Investigators traced the cause directly to weather. Record-breaking rainfall in June 2012, combined with an unusually late spring snowmelt, saturated the soils on the slope above Johnsons Landing for weeks before the slide occurred. That saturation weakened the ground until it could no longer hold together under its own weight.

This combination, heavy rain layered on top of melting snowpack, is a well-documented trigger for landslides in mountainous terrain. Snowmelt alone adds significant water to soil already near its saturation point, and when additional rainfall arrives on top of that, slopes that have held steady for centuries can fail with little warning.

Four Lives Lost

The slide claimed the lives of Valentine Webber, 60, along with his daughters Rachel, 17, and Diana, 22, and Petra Frehse, 64, a German resident. Search crews faced dangerous, unstable conditions in the debris field, and recovery efforts stretched on for weeks. Frehse's body was never recovered.

Aerial view showing homes damaged and destroyed at the edge of the debris field from the 2012 Johnsons Landing landslide
Credit: Homes at Johnsons Landing were destroyed or damaged when the debris field reached the valley floor. (Flickr/BC Ministry of Forests)

A second slide struck the following day, narrowly missing emergency responders, residents, and journalists who had gathered at the site, a stark reminder that the danger hadn't passed with the initial event.

A Community Forever Changed

In the aftermath, officials identified 18 properties in Johnsons Landing that remained at heightened risk of future slides, with five of those properties carrying a risk level considered unacceptable by typical safety standards. An evacuation order remained in place for two years while the community's water system was rebuilt and officials waited out subsequent snowmelt seasons before allowing residents back.

Even years later, the danger lingered. In 2017, an evacuation alert was issued for the same area after Gar Creek was reported running muddy again, with signs that the slope above the community was shifting once more, a reminder that the underlying instability never fully disappeared.

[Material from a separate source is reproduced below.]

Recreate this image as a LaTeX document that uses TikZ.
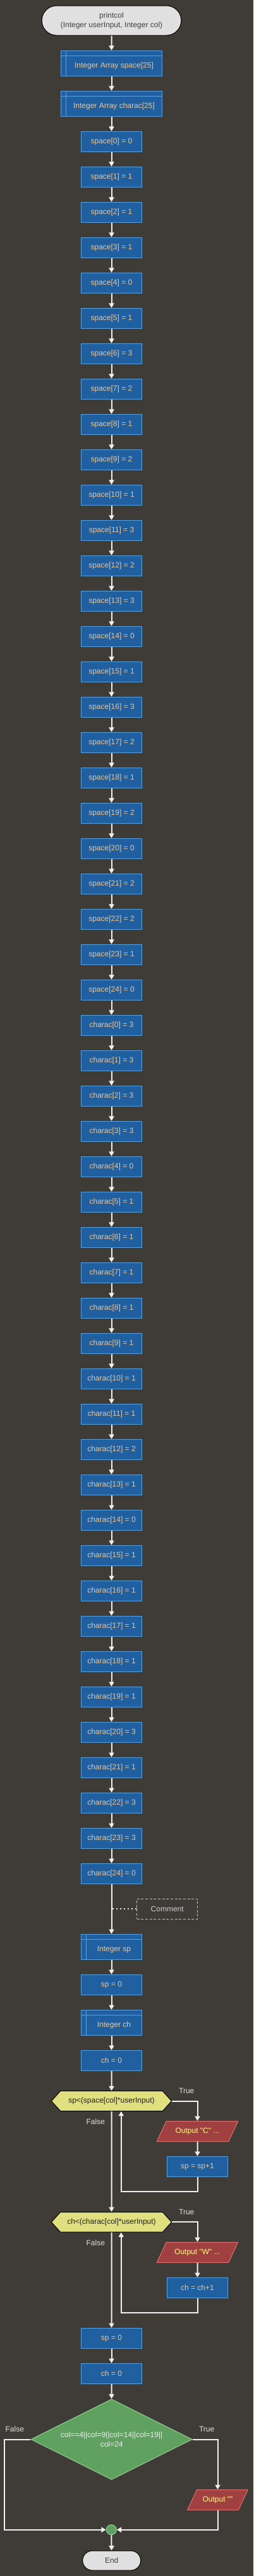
\documentclass[tikz,border=0pt]{standalone}
\usepackage{fontspec}
\setmainfont{Liberation Sans}[Ligatures=TeXOff]
\usetikzlibrary{arrows.meta,shapes.geometric,shapes.symbols,shapes.misc}

\definecolor{bgcol}{HTML}{3F3B37}
\definecolor{procfill}{HTML}{2060A0}
\definecolor{procline}{HTML}{5A9FE0}
\definecolor{proctext}{HTML}{F2C48E}
\definecolor{termfill}{HTML}{E0E0E0}
\definecolor{termtext}{HTML}{404040}
\definecolor{hexfill}{HTML}{E0E080}
\definecolor{hextext}{HTML}{202020}
\definecolor{outfill}{HTML}{A04040}
\definecolor{outline}{HTML}{E07070}
\definecolor{outtext}{HTML}{FFFF80}
\definecolor{diafill}{HTML}{60A060}
\definecolor{dialine}{HTML}{90D090}
\definecolor{diatext}{HTML}{F0F0F0}
\definecolor{arrcol}{HTML}{F0F0F0}
\definecolor{labcol}{HTML}{E0E0E0}
\definecolor{comline}{HTML}{C0C0C0}
\definecolor{comtext}{HTML}{D0D0D0}

\newcommand{\decltxt}[1]{\hspace*{6pt}\raisebox{-3pt}[\height][\depth]{#1}}

\tikzset{every picture/.style={line width=0.75pt}}
\tikzset{
  base/.style={font=\fontsize{9}{11.25}\selectfont, inner sep=1pt},
  term/.style={base, rounded rectangle, draw=black, fill=termfill, text=termtext, align=center},
  proc/.style={base, draw=procline, fill=procfill, text=proctext, minimum width=72.3pt, minimum height=24pt},
  decl/.style={proc, minimum height=30pt,
    path picture={
      \draw [procline] ([yshift=-6pt]path picture bounding box.north west) -- ([yshift=-6pt]path picture bounding box.north east);
      \draw [procline] ([xshift=6pt]path picture bounding box.north west) -- ([xshift=6pt]path picture bounding box.south west);
    }},
  hexcond/.style={base, signal, signal to=east and west, signal pointer angle=96, draw=black, fill=hexfill, text=hextext, minimum width=142.7pt, minimum height=23.7pt},
  outbox/.style={base, trapezium, trapezium left angle=65, trapezium right angle=115, trapezium stretches body, draw=outline, fill=outfill, text=outtext, text height=7pt, text depth=2pt, inner ysep=7.5pt, minimum width=96.3pt, minimum height=24pt},
  choice/.style={base, diamond, aspect=2, draw=dialine, fill=diafill, text=diatext, align=center, inner sep=0pt, minimum width=191.5pt, minimum height=95.7pt},
  merger/.style={circle, draw=dialine, fill=diafill, minimum size=12pt, inner sep=0pt},
  branch/.style={base, text=labcol},
  note/.style={base, draw=comline, densely dashed, text=comtext, minimum width=72pt, minimum height=24pt},
  arr/.style={draw=arrcol, line width=1.5pt, -{Triangle[length=5.5pt,width=6pt]}},
  notelink/.style={draw=arrcol, line width=1.5pt, dash pattern=on 1.5pt off 3pt},
}

\begin{document}
\begin{tikzpicture}[x=0.75pt,y=0.75pt,yscale=-1,xscale=1]
\useasboundingbox (0,0) rectangle (401,4081);
\fill [bgcol] (0,0) rectangle (401,4081);

%start and declarations
\node [term, minimum width=167.5pt, minimum height=35.25pt] (start) at (176.5,32.5) {printcol\\(Integer userInput, Integer col)};
\node [decl, minimum width=120.3pt] (arrsp) at (176.5,100.3) {\decltxt{Integer Array space[25]}};
\node [decl, minimum width=120.3pt] (arrch) at (176.5,164.3) {\decltxt{Integer Array charac[25]}};

%space values
\node [proc] (s0) at (176.5,224.3) {space[0] = 0};
\node [proc] (s1) at (176.5,280.3) {space[1] = 1};
\node [proc] (s2) at (176.5,336.3) {space[2] = 1};
\node [proc] (s3) at (176.5,392.3) {space[3] = 1};
\node [proc] (s4) at (176.5,448.3) {space[4] = 0};
\node [proc] (s5) at (176.5,504.3) {space[5] = 1};
\node [proc] (s6) at (176.5,560.3) {space[6] = 3};
\node [proc] (s7) at (176.5,616.3) {space[7] = 2};
\node [proc] (s8) at (176.5,672.3) {space[8] = 1};
\node [proc] (s9) at (176.5,728.3) {space[9] = 2};
\node [proc] (s10) at (176.5,784.3) {space[10] = 1};
\node [proc] (s11) at (176.5,840.3) {space[11] = 3};
\node [proc] (s12) at (176.5,896.3) {space[12] = 2};
\node [proc] (s13) at (176.5,952.3) {space[13] = 3};
\node [proc] (s14) at (176.5,1008.3) {space[14] = 0};
\node [proc] (s15) at (176.5,1064.3) {space[15] = 1};
\node [proc] (s16) at (176.5,1120.3) {space[16] = 3};
\node [proc] (s17) at (176.5,1176.3) {space[17] = 2};
\node [proc] (s18) at (176.5,1232.3) {space[18] = 1};
\node [proc] (s19) at (176.5,1288.3) {space[19] = 2};
\node [proc] (s20) at (176.5,1344.3) {space[20] = 0};
\node [proc] (s21) at (176.5,1400.3) {space[21] = 2};
\node [proc] (s22) at (176.5,1456.3) {space[22] = 2};
\node [proc] (s23) at (176.5,1512.3) {space[23] = 1};
\node [proc] (s24) at (176.5,1568.3) {space[24] = 0};

%charac values
\node [proc] (c0) at (176.5,1624.3) {charac[0] = 3};
\node [proc] (c1) at (176.5,1680.3) {charac[1] = 3};
\node [proc] (c2) at (176.5,1736.3) {charac[2] = 3};
\node [proc] (c3) at (176.5,1792.3) {charac[3] = 3};
\node [proc] (c4) at (176.5,1848.3) {charac[4] = 0};
\node [proc] (c5) at (176.5,1904.3) {charac[5] = 1};
\node [proc] (c6) at (176.5,1960.3) {charac[6] = 1};
\node [proc] (c7) at (176.5,2016.3) {charac[7] = 1};
\node [proc] (c8) at (176.5,2072.3) {charac[8] = 1};
\node [proc] (c9) at (176.5,2128.3) {charac[9] = 1};
\node [proc] (c10) at (176.5,2184.3) {charac[10] = 1};
\node [proc] (c11) at (176.5,2240.3) {charac[11] = 1};
\node [proc] (c12) at (176.5,2296.3) {charac[12] = 2};
\node [proc] (c13) at (176.5,2352.3) {charac[13] = 1};
\node [proc] (c14) at (176.5,2408.3) {charac[14] = 0};
\node [proc] (c15) at (176.5,2464.3) {charac[15] = 1};
\node [proc] (c16) at (176.5,2520.3) {charac[16] = 1};
\node [proc] (c17) at (176.5,2576.3) {charac[17] = 1};
\node [proc] (c18) at (176.5,2632.3) {charac[18] = 1};
\node [proc] (c19) at (176.5,2688.3) {charac[19] = 1};
\node [proc] (c20) at (176.5,2744.3) {charac[20] = 3};
\node [proc] (c21) at (176.5,2800.3) {charac[21] = 1};
\node [proc] (c22) at (176.5,2856.3) {charac[22] = 3};
\node [proc] (c23) at (176.5,2912.3) {charac[23] = 3};
\node [proc] (c24) at (176.5,2968.3) {charac[24] = 0};

%comment
\node [note] (comment) at (264.7,3024.3) {Comment};
\coordinate (notept) at (178,3024.3);

%counters
\node [decl] (spdecl) at (176.5,3084.3) {\decltxt{Integer sp}};
\node [proc] (spzero) at (176.5,3144.3) {sp = 0};
\node [decl] (chdecl) at (176.5,3204.3) {\decltxt{Integer ch}};
\node [proc] (chzero) at (176.5,3264.3) {ch = 0};

%first loop
\node [hexcond] (hexsp) at (176.5,3328.5) {sp<(space[col]*userInput)};
\node [outbox] (outc) at (312.5,3376.5) {Output "C" ...};
\node [proc] (spinc) at (312.5,3432.3) {sp = sp+1};
\node [branch] (tsp) at (295.3,3312.7) {True};
\node [branch] (fsp) at (151.3,3360.7) {False};

%second loop
\node [hexcond] (hexch) at (176.5,3520.3) {ch<(charac[col]*userInput)};
\node [outbox] (outw) at (312.5,3568.3) {Output "W" ...};
\node [proc] (chinc) at (312.5,3624.3) {ch = ch+1};
\node [branch] (tch) at (295.3,3504.7) {True};
\node [branch] (fch) at (151.3,3552.7) {False};

%reset and test
\node [proc] (spreset) at (176.5,3704.3) {sp = 0};
\node [proc] (chreset) at (176.5,3760.3) {ch = 0};
\node [choice] (test) at (176.6,3864.5) {col==4||col=9||col=14||col=19||\\col=24};
\node [branch] (ftest) at (23.3,3848.3) {False};
\node [branch] (ttest) at (327.2,3848.3) {True};
\node [outbox, minimum width=71.7pt] (outsp) at (344.5,3960.3) {Output ""};
\node [merger] (merge) at (176.3,4007.7) {};
\node [term, minimum width=71pt, minimum height=23.25pt] (endt) at (176.7,4056.5) {End};

%connectors
\draw [arr] (start) -- (arrsp);
\draw [arr] (arrsp) -- (arrch);
\draw [arr] (arrch) -- (s0);
\draw [arr] (s0) -- (s1);
\draw [arr] (s1) -- (s2);
\draw [arr] (s2) -- (s3);
\draw [arr] (s3) -- (s4);
\draw [arr] (s4) -- (s5);
\draw [arr] (s5) -- (s6);
\draw [arr] (s6) -- (s7);
\draw [arr] (s7) -- (s8);
\draw [arr] (s8) -- (s9);
\draw [arr] (s9) -- (s10);
\draw [arr] (s10) -- (s11);
\draw [arr] (s11) -- (s12);
\draw [arr] (s12) -- (s13);
\draw [arr] (s13) -- (s14);
\draw [arr] (s14) -- (s15);
\draw [arr] (s15) -- (s16);
\draw [arr] (s16) -- (s17);
\draw [arr] (s17) -- (s18);
\draw [arr] (s18) -- (s19);
\draw [arr] (s19) -- (s20);
\draw [arr] (s20) -- (s21);
\draw [arr] (s21) -- (s22);
\draw [arr] (s22) -- (s23);
\draw [arr] (s23) -- (s24);
\draw [arr] (s24) -- (c0);
\draw [arr] (c0) -- (c1);
\draw [arr] (c1) -- (c2);
\draw [arr] (c2) -- (c3);
\draw [arr] (c3) -- (c4);
\draw [arr] (c4) -- (c5);
\draw [arr] (c5) -- (c6);
\draw [arr] (c6) -- (c7);
\draw [arr] (c7) -- (c8);
\draw [arr] (c8) -- (c9);
\draw [arr] (c9) -- (c10);
\draw [arr] (c10) -- (c11);
\draw [arr] (c11) -- (c12);
\draw [arr] (c12) -- (c13);
\draw [arr] (c13) -- (c14);
\draw [arr] (c14) -- (c15);
\draw [arr] (c15) -- (c16);
\draw [arr] (c16) -- (c17);
\draw [arr] (c17) -- (c18);
\draw [arr] (c18) -- (c19);
\draw [arr] (c19) -- (c20);
\draw [arr] (c20) -- (c21);
\draw [arr] (c21) -- (c22);
\draw [arr] (c22) -- (c23);
\draw [arr] (c23) -- (c24);
\draw [arr] (c24) -- (spdecl);
\draw [notelink] (notept) -- (comment);
\draw [arr] (spdecl) -- (spzero);
\draw [arr] (spzero) -- (chdecl);
\draw [arr] (chdecl) -- (chzero);
\draw [arr] (chzero) -- (hexsp);
\draw [arr] (hexsp) -| (outc);
\draw [arr] (outc) -- (spinc);
\draw [arr] (spinc.south) -- ++(0,23.4) -| ([xshift=11.4pt]hexsp.south);
\draw [arr] (hexsp) -- (hexch);
\draw [arr] (hexch) -| (outw);
\draw [arr] (outw) -- (chinc);
\draw [arr] (chinc.south) -- ++(0,23) -| ([xshift=11.4pt]hexch.south);
\draw [arr] (hexch) -- (spreset);
\draw [arr] (spreset) -- (chreset);
\draw [arr] (chreset) -- (test);
\draw [arr] (test.west) -- ++(-41.3,0) |- (merge);
\draw [arr] (test) -| (outsp);
\draw [arr] (outsp) |- (merge);
\draw [arr] (merge) -- (endt);
\end{tikzpicture}
\end{document}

Why This Event Still Matters

The Johnsons Landing landslide remains a case study in how weather, not just earthquakes or human activity, can trigger catastrophic slope failures. Researchers have used detailed modeling of the event to better understand how saturated, poorly sorted debris moves down steep terrain, insights that now inform landslide risk assessments in similarly vulnerable mountain communities across North America.

It's also a sobering example of how quickly a period of intense rain and melting snow can turn a quiet mountainside into a life-threatening hazard, often with little advance warning for the people living below.